• Given request
The material below should be written out in full and exactly; pictures stay out of the copy.

• Supplied information
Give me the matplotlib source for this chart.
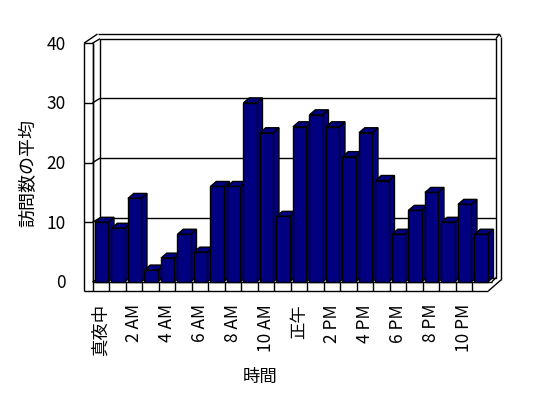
import matplotlib
matplotlib.use("Agg")
import matplotlib.pyplot as plt
from matplotlib.patches import Polygon

plt.rcParams['font.family'] = ['Noto Sans CJK JP', 'DejaVu Sans']

# ---- data ----
categories = ["真夜中", "1 AM", "2 AM", "3 AM", "4 AM", "5 AM", "6 AM", "7 AM",
              "8 AM", "9 AM", "10 AM", "11 AM", "正午", "1 PM", "2 PM", "3 PM",
              "4 PM", "5 PM", "6 PM", "7 PM", "8 PM", "9 PM", "10 PM", "11 PM"]
values = [10, 9, 14, 2, 4, 8, 5, 16, 16, 30, 25, 11,
          26, 28, 26, 21, 25, 17, 8, 12, 15, 10, 13, 8]
shown_labels = ["真夜中", "2 AM", "4 AM", "6 AM", "8 AM", "10 AM",
                "正午", "2 PM", "4 PM", "6 PM", "8 PM", "10 PM"]
yticks = [0, 10, 20, 30, 40]
ylabel = "訪問数の平均"
xlabel = "時間"

BAR = "#000080"
EDGE = "black"
LW = 1.0

W, H = 548, 398
fig = plt.figure(figsize=(W / 100, H / 100), dpi=100)
ax = fig.add_axes([0, 0, 1, 1])
ax.axis("off")

# pixel -> data scale (category units / value units)
PXX, PXY = 16.5, 5.97
X0PX, Y0PX = 92.5, 282.0
ax.set_xlim((0 - X0PX) / PXX, (W - X0PX) / PXX)
ax.set_ylim((Y0PX - H) / PXY, Y0PX / PXY)

n = len(values)
ymax = 40
# depth offsets
bdx, bdy = 5.8 / PXX, 5.0 / PXY      # bars
wdx, wdy = 7.5 / PXX, 4.5 / PXY      # back wall
# wall thickness geometry
xo_l = (84 - X0PX) / PXX
yo_b = (Y0PX - 291) / PXY
yo_t = (Y0PX - 34) / PXY
xo_r = (501 - X0PX) / PXX
xo_tl = (97.5 - X0PX) / PXX
xf_r = (488.3 - X0PX) / PXX

def line(xs, ys, z=1):
    ax.plot(xs, ys, color=EDGE, lw=LW, solid_capstyle="butt", zorder=z)

# back wall
line([wdx, n + wdx, n + wdx, wdx, wdx], [wdy, wdy, ymax + wdy, ymax + wdy, wdy])
for t in yticks[1:-1]:
    line([wdx, n + wdx], [t + wdy, t + wdy])
# left wall inner face
line([0, 0], [0, ymax])
for t in yticks:
    line([0, wdx], [t, t + wdy])
# left wall front face + ticks
line([xo_l, xo_l], [yo_b, ymax])
line([xo_l, 0], [ymax, ymax])
line([0, 0], [yo_b, ymax])
for t in yticks[1:-1]:
    line([xo_l, 0], [t, t])
# top thickness
line([xo_l, xo_tl], [ymax, yo_t])
line([xo_tl, xo_r - 0.1], [yo_t, yo_t])
line([xo_r - 0.1, n + wdx], [yo_t, ymax + wdy])
line([xo_r - 0.1, xo_r], [yo_t, yo_t - 0.5])
# right thickness
line([xo_r, xo_r], [yo_t - 0.5, 0.35])
line([xo_r, xf_r], [0.35, yo_b])
line([n + 0.2, n + wdx], [0, wdy])
# floor front face
line([xo_l, xf_r], [yo_b, yo_b])
line([0, n + 0.2], [0, 0])
for k in range(1, n):
    line([k, k], [yo_b, 0])

# bars
fronts = ax.bar([i + 0.15 for i in range(n)], values, width=0.8, align="edge",
                color=BAR, edgecolor=EDGE, linewidth=LW)
for i, (rect, v) in enumerate(zip(fronts, values)):
    x0 = rect.get_x()
    x1 = x0 + rect.get_width()
    z = 3 + i * 3
    side = Polygon([(x1, 0), (x1 + bdx, bdy), (x1 + bdx, v + bdy), (x1, v)],
                   closed=True, facecolor=BAR, edgecolor=EDGE, lw=LW, zorder=z)
    top = Polygon([(x0, v), (x1, v), (x1 + bdx, v + bdy), (x0 + bdx, v + bdy)],
                  closed=True, facecolor=BAR, edgecolor=EDGE, lw=LW, zorder=z + 1)
    ax.add_patch(side)
    ax.add_patch(top)
    rect.set_zorder(z + 2)

# y tick labels
for t in yticks:
    ax.text((66 - X0PX) / PXX, t - 1.5 / PXY, str(t), ha="right", va="center",
            fontsize=12.5)

# x tick labels
for lab in shown_labels:
    i = categories.index(lab)
    ax.text(i + 0.5, (Y0PX - 304) / PXY, lab, rotation=90, ha="center", va="top",
            fontsize=12.5)

ax.text((260 - X0PX) / PXX, (Y0PX - 376.5) / PXY, xlabel, ha="center", va="center",
        fontsize=12.5)
ax.text((28 - X0PX) / PXX, (Y0PX - 173) / PXY, ylabel, rotation=90, ha="center",
        va="center", fontsize=13)

fig.savefig("out.png", dpi=100)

• Reply to the task
Give me the matplotlib source for this chart.
import matplotlib
matplotlib.use("Agg")
import matplotlib.pyplot as plt
from matplotlib.patches import Polygon

plt.rcParams['font.family'] = ['Noto Sans CJK JP', 'DejaVu Sans']

# ---- data ----
categories = ["真夜中", "1 AM", "2 AM", "3 AM", "4 AM", "5 AM", "6 AM", "7 AM",
              "8 AM", "9 AM", "10 AM", "11 AM", "正午", "1 PM", "2 PM", "3 PM",
              "4 PM", "5 PM", "6 PM", "7 PM", "8 PM", "9 PM", "10 PM", "11 PM"]
values = [10, 9, 14, 2, 4, 8, 5, 16, 16, 30, 25, 11,
          26, 28, 26, 21, 25, 17, 8, 12, 15, 10, 13, 8]
shown_labels = ["真夜中", "2 AM", "4 AM", "6 AM", "8 AM", "10 AM",
                "正午", "2 PM", "4 PM", "6 PM", "8 PM", "10 PM"]
yticks = [0, 10, 20, 30, 40]
ylabel = "訪問数の平均"
xlabel = "時間"

BAR = "#000080"
EDGE = "black"
LW = 1.0

W, H = 548, 398
fig = plt.figure(figsize=(W / 100, H / 100), dpi=100)
ax = fig.add_axes([0, 0, 1, 1])
ax.axis("off")

# pixel -> data scale (category units / value units)
PXX, PXY = 16.5, 5.97
X0PX, Y0PX = 92.5, 282.0
ax.set_xlim((0 - X0PX) / PXX, (W - X0PX) / PXX)
ax.set_ylim((Y0PX - H) / PXY, Y0PX / PXY)

n = len(values)
ymax = 40
# depth offsets
bdx, bdy = 5.8 / PXX, 5.0 / PXY      # bars
wdx, wdy = 7.5 / PXX, 4.5 / PXY      # back wall
# wall thickness geometry
xo_l = (84 - X0PX) / PXX
yo_b = (Y0PX - 291) / PXY
yo_t = (Y0PX - 34) / PXY
xo_r = (501 - X0PX) / PXX
xo_tl = (97.5 - X0PX) / PXX
xf_r = (488.3 - X0PX) / PXX

def line(xs, ys, z=1):
    ax.plot(xs, ys, color=EDGE, lw=LW, solid_capstyle="butt", zorder=z)

# back wall
line([wdx, n + wdx, n + wdx, wdx, wdx], [wdy, wdy, ymax + wdy, ymax + wdy, wdy])
for t in yticks[1:-1]:
    line([wdx, n + wdx], [t + wdy, t + wdy])
# left wall inner face
line([0, 0], [0, ymax])
for t in yticks:
    line([0, wdx], [t, t + wdy])
# left wall front face + ticks
line([xo_l, xo_l], [yo_b, ymax])
line([xo_l, 0], [ymax, ymax])
line([0, 0], [yo_b, ymax])
for t in yticks[1:-1]:
    line([xo_l, 0], [t, t])
# top thickness
line([xo_l, xo_tl], [ymax, yo_t])
line([xo_tl, xo_r - 0.1], [yo_t, yo_t])
line([xo_r - 0.1, n + wdx], [yo_t, ymax + wdy])
line([xo_r - 0.1, xo_r], [yo_t, yo_t - 0.5])
# right thickness
line([xo_r, xo_r], [yo_t - 0.5, 0.35])
line([xo_r, xf_r], [0.35, yo_b])
line([n + 0.2, n + wdx], [0, wdy])
# floor front face
line([xo_l, xf_r], [yo_b, yo_b])
line([0, n + 0.2], [0, 0])
for k in range(1, n):
    line([k, k], [yo_b, 0])

# bars
fronts = ax.bar([i + 0.15 for i in range(n)], values, width=0.8, align="edge",
                color=BAR, edgecolor=EDGE, linewidth=LW)
for i, (rect, v) in enumerate(zip(fronts, values)):
    x0 = rect.get_x()
    x1 = x0 + rect.get_width()
    z = 3 + i * 3
    side = Polygon([(x1, 0), (x1 + bdx, bdy), (x1 + bdx, v + bdy), (x1, v)],
                   closed=True, facecolor=BAR, edgecolor=EDGE, lw=LW, zorder=z)
    top = Polygon([(x0, v), (x1, v), (x1 + bdx, v + bdy), (x0 + bdx, v + bdy)],
                  closed=True, facecolor=BAR, edgecolor=EDGE, lw=LW, zorder=z + 1)
    ax.add_patch(side)
    ax.add_patch(top)
    rect.set_zorder(z + 2)

# y tick labels
for t in yticks:
    ax.text((66 - X0PX) / PXX, t - 1.5 / PXY, str(t), ha="right", va="center",
            fontsize=12.5)

# x tick labels
for lab in shown_labels:
    i = categories.index(lab)
    ax.text(i + 0.5, (Y0PX - 304) / PXY, lab, rotation=90, ha="center", va="top",
            fontsize=12.5)

ax.text((260 - X0PX) / PXX, (Y0PX - 376.5) / PXY, xlabel, ha="center", va="center",
        fontsize=12.5)
ax.text((28 - X0PX) / PXX, (Y0PX - 173) / PXY, ylabel, rotation=90, ha="center",
        va="center", fontsize=13)

fig.savefig("out.png", dpi=100)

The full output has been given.